AIM -> Could you write out the opening lines of the data, word for word, stopping after the line that contains "const FONT = 'Liberation"?

"""

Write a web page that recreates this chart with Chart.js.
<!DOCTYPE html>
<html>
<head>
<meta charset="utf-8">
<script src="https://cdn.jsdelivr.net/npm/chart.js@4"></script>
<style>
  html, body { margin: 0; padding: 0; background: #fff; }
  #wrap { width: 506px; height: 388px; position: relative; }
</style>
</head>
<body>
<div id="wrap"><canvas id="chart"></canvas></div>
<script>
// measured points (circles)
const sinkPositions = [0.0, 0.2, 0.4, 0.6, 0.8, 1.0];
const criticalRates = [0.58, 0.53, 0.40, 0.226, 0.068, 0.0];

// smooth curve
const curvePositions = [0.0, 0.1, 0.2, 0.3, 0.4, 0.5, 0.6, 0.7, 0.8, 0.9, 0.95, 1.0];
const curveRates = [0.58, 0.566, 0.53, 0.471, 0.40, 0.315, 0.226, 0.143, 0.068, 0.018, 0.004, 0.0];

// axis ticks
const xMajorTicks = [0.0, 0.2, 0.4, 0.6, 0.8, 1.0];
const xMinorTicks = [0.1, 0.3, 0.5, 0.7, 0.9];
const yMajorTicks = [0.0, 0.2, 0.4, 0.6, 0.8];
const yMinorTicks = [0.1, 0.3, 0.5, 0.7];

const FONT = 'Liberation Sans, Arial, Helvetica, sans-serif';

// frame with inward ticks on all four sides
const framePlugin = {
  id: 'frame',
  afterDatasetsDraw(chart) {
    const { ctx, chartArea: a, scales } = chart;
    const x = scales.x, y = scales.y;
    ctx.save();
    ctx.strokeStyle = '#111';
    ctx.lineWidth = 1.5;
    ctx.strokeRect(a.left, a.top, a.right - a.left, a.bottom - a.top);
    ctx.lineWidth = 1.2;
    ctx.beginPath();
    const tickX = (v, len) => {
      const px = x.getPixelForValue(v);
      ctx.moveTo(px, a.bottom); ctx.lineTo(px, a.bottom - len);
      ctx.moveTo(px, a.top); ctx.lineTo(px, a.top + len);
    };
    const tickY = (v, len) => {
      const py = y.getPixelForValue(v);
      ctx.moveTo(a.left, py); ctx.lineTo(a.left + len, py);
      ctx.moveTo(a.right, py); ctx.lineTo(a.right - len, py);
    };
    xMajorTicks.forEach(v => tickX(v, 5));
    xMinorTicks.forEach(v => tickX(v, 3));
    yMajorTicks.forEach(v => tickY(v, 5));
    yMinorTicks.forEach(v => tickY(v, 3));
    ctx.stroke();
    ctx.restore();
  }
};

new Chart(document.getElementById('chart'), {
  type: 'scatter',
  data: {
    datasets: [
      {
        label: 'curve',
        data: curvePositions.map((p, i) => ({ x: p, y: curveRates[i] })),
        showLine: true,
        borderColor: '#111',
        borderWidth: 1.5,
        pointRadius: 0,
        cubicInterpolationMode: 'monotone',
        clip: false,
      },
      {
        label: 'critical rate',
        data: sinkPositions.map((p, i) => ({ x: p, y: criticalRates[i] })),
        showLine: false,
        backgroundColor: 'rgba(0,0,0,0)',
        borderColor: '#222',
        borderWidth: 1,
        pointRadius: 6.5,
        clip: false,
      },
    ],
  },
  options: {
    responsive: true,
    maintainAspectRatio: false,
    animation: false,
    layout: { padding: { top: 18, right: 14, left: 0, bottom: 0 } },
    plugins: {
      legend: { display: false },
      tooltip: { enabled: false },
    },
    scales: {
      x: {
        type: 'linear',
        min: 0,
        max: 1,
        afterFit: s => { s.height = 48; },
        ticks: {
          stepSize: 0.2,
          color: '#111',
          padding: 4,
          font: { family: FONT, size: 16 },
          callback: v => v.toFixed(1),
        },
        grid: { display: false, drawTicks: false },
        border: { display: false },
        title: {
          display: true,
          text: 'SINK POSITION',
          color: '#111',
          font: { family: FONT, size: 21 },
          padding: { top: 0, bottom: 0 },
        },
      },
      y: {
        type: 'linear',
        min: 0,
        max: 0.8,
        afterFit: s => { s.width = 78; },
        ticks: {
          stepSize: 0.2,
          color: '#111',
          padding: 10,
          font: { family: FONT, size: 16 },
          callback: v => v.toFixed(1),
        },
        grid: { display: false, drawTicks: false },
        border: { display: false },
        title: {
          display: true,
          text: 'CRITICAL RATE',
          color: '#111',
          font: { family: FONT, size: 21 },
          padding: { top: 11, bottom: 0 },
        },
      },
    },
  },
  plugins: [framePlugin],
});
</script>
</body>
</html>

"""

RESPONSE TO THE TASK ->
Write a web page that recreates this chart with Chart.js.
<!DOCTYPE html>
<html>
<head>
<meta charset="utf-8">
<script src="https://cdn.jsdelivr.net/npm/chart.js@4"></script>
<style>
  html, body { margin: 0; padding: 0; background: #fff; }
  #wrap { width: 506px; height: 388px; position: relative; }
</style>
</head>
<body>
<div id="wrap"><canvas id="chart"></canvas></div>
<script>
// measured points (circles)
const sinkPositions = [0.0, 0.2, 0.4, 0.6, 0.8, 1.0];
const criticalRates = [0.58, 0.53, 0.40, 0.226, 0.068, 0.0];

// smooth curve
const curvePositions = [0.0, 0.1, 0.2, 0.3, 0.4, 0.5, 0.6, 0.7, 0.8, 0.9, 0.95, 1.0];
const curveRates = [0.58, 0.566, 0.53, 0.471, 0.40, 0.315, 0.226, 0.143, 0.068, 0.018, 0.004, 0.0];

// axis ticks
const xMajorTicks = [0.0, 0.2, 0.4, 0.6, 0.8, 1.0];
const xMinorTicks = [0.1, 0.3, 0.5, 0.7, 0.9];
const yMajorTicks = [0.0, 0.2, 0.4, 0.6, 0.8];
const yMinorTicks = [0.1, 0.3, 0.5, 0.7];

const FONT = 'Liberation Sans, Arial, Helvetica, sans-serif';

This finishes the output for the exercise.